## What you have to do
Both boundary lines count: repeat, exactly and alone, the lines from the one containing "Recreate this image as a Python" to the one containing "fig = go.Figure()", with pictures left out.

* * * * * * *

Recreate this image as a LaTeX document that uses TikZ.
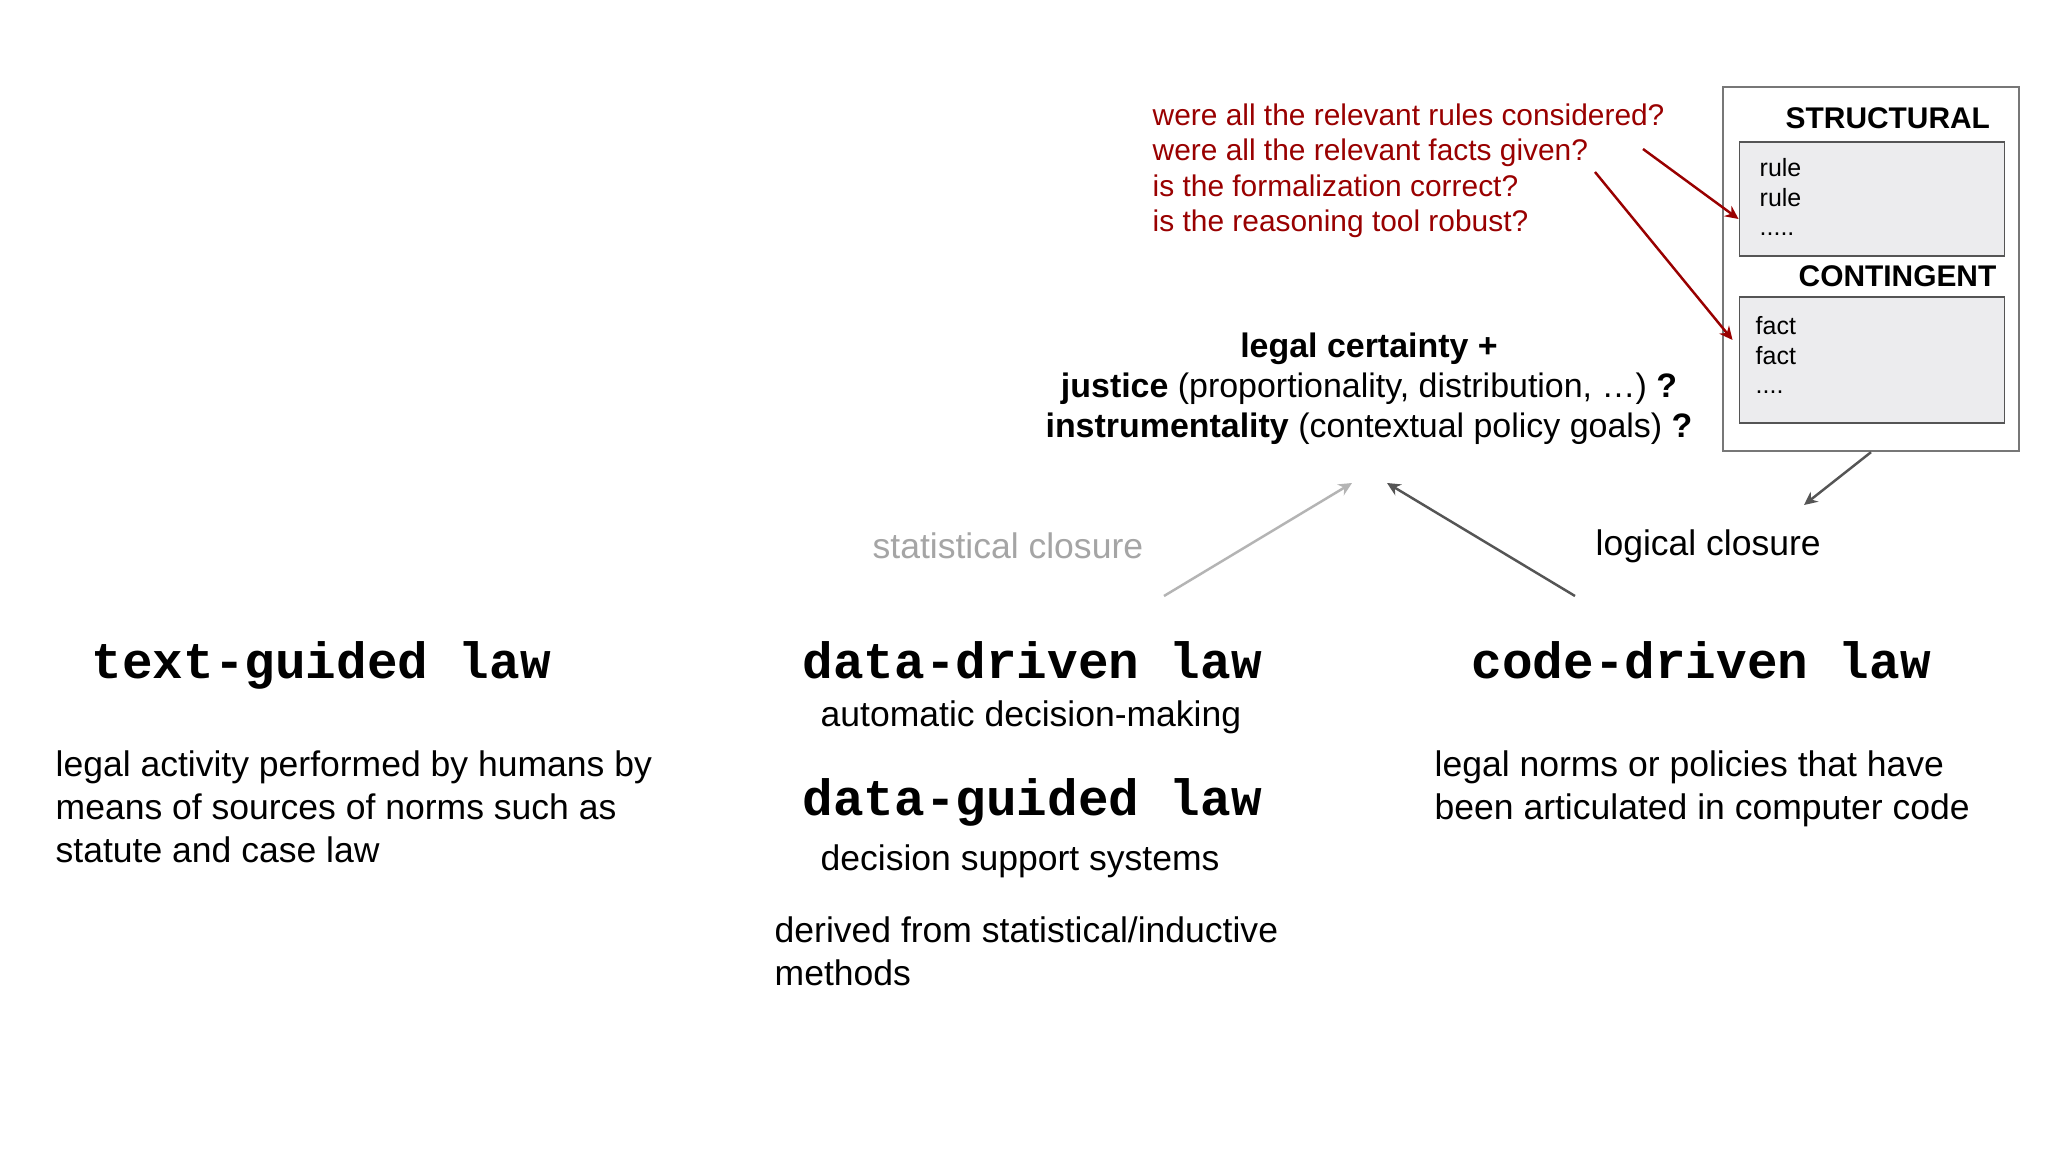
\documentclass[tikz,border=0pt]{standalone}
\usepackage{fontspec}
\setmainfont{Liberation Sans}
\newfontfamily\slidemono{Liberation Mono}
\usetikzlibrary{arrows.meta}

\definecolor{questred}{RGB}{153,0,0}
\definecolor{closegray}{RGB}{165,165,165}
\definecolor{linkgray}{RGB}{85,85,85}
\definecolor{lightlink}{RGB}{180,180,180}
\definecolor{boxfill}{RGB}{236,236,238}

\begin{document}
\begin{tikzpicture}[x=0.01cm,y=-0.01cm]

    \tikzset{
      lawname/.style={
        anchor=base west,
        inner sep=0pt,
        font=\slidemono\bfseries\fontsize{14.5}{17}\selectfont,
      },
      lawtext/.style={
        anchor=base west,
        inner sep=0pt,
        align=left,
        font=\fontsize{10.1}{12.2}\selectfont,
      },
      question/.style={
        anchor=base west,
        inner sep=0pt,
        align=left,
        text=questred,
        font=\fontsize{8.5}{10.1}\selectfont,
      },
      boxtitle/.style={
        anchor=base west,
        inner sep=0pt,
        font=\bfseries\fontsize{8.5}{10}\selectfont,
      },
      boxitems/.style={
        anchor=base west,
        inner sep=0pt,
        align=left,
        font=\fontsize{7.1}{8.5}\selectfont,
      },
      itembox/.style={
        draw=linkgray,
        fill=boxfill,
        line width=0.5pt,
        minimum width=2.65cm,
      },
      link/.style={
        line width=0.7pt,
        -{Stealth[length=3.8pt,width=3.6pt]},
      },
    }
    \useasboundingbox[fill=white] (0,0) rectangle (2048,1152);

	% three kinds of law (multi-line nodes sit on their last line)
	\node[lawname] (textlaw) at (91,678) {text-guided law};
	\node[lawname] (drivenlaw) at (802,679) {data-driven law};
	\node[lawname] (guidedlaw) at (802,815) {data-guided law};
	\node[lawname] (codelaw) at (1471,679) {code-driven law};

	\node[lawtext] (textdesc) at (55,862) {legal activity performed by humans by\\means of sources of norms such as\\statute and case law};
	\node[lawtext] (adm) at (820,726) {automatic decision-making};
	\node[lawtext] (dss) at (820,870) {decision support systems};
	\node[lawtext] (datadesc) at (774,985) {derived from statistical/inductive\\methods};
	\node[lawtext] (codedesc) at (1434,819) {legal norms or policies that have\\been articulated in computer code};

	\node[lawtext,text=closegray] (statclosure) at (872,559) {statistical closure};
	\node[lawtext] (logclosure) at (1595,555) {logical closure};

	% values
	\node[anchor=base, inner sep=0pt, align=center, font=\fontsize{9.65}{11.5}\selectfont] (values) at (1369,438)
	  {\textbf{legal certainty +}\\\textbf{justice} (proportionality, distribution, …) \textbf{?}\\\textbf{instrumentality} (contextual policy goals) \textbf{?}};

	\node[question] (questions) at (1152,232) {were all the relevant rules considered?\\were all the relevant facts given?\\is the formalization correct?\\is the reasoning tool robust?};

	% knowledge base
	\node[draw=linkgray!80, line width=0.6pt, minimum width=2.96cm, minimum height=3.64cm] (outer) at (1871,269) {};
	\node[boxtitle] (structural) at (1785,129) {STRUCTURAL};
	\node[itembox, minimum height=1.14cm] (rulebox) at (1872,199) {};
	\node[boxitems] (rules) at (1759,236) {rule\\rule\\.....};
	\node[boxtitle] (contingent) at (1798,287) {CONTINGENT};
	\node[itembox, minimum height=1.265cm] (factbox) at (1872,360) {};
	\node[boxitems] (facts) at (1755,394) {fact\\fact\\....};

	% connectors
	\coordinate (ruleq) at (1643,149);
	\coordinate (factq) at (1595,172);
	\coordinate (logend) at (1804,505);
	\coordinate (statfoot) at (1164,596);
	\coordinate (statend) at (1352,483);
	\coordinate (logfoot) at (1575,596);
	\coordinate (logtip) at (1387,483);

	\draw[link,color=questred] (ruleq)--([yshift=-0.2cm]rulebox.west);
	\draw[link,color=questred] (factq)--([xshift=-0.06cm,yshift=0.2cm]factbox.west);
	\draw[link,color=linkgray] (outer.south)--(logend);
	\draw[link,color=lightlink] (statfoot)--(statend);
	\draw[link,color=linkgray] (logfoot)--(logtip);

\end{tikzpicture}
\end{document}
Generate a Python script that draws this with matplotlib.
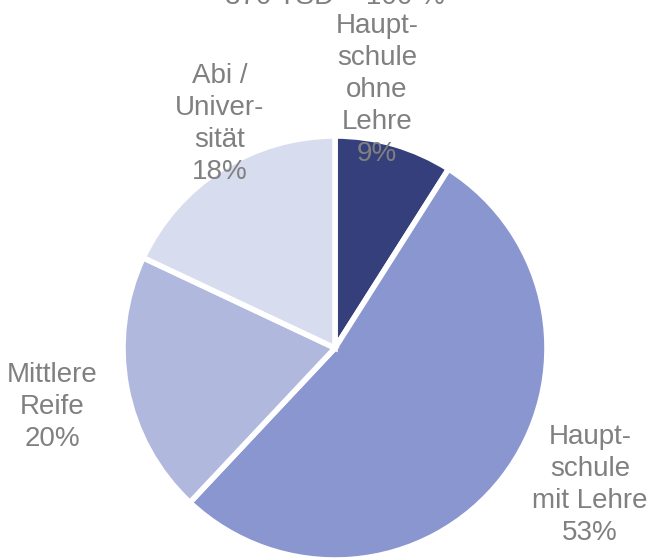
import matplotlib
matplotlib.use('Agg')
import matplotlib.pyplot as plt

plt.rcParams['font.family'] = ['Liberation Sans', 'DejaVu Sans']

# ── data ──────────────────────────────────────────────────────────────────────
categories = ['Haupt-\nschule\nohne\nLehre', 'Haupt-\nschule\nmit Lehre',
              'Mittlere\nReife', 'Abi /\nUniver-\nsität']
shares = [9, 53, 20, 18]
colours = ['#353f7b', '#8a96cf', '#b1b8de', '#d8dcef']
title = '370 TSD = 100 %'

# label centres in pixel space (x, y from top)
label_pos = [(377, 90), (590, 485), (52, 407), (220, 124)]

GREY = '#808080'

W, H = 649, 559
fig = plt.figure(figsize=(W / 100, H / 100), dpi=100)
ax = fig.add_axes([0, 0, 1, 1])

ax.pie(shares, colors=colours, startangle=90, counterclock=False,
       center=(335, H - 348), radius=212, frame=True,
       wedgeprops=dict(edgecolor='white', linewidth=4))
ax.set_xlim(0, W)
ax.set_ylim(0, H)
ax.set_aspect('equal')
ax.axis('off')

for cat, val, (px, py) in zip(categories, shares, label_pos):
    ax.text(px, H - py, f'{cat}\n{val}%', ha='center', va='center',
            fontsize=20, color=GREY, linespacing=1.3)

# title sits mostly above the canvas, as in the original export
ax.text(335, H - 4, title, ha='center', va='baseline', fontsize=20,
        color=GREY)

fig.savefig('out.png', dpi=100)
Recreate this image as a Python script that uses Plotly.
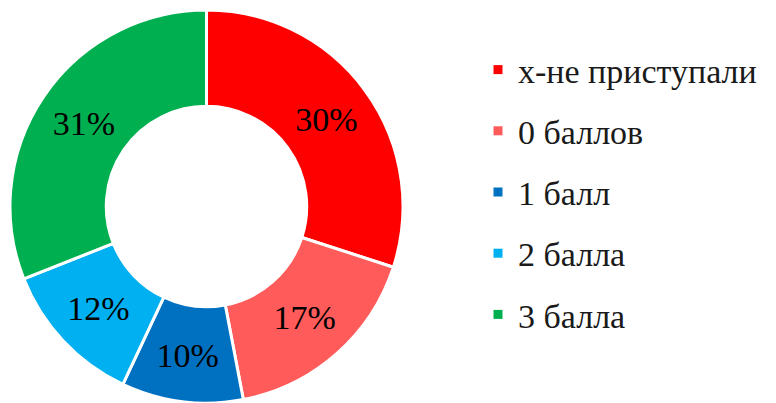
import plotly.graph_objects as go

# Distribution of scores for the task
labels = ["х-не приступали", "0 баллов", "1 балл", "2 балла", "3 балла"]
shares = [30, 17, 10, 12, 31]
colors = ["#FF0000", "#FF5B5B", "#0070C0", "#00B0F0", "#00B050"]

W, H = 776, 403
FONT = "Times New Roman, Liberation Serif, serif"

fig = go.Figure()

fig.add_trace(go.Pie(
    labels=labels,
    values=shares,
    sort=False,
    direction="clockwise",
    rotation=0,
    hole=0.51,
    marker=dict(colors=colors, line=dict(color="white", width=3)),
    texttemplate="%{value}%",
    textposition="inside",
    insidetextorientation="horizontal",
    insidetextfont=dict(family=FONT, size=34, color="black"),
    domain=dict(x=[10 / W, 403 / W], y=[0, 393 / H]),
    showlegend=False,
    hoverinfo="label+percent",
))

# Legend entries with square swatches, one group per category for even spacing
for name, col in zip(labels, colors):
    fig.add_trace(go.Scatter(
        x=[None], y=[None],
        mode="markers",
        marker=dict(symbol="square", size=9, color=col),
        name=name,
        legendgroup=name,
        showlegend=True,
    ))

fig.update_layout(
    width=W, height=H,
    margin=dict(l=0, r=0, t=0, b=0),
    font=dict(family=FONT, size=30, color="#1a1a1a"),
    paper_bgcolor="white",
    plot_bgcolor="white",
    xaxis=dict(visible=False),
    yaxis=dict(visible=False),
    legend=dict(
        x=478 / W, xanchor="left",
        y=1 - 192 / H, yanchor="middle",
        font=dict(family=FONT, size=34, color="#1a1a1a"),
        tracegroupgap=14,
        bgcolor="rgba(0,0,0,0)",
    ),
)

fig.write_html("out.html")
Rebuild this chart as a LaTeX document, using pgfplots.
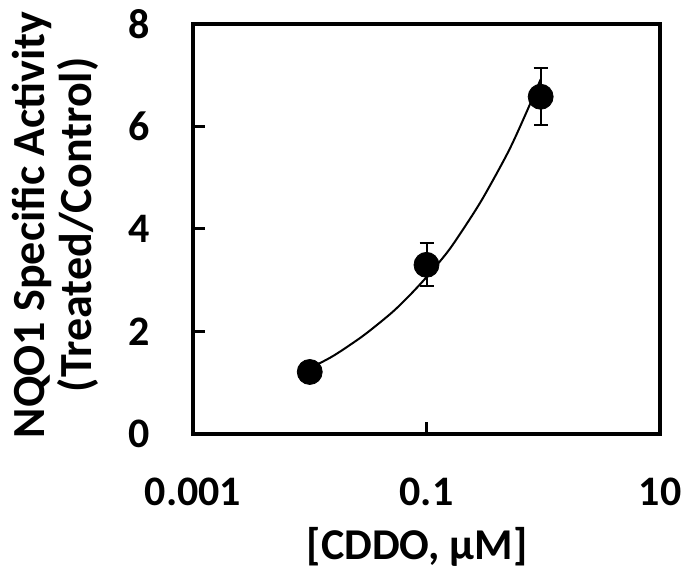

* * * * * * *

## Answer to the exercise
Recreate this image as a Python script that uses Plotly.
import plotly.graph_objects as go

# Distribution of scores for the task
labels = ["х-не приступали", "0 баллов", "1 балл", "2 балла", "3 балла"]
shares = [30, 17, 10, 12, 31]
colors = ["#FF0000", "#FF5B5B", "#0070C0", "#00B0F0", "#00B050"]

W, H = 776, 403
FONT = "Times New Roman, Liberation Serif, serif"

fig = go.Figure()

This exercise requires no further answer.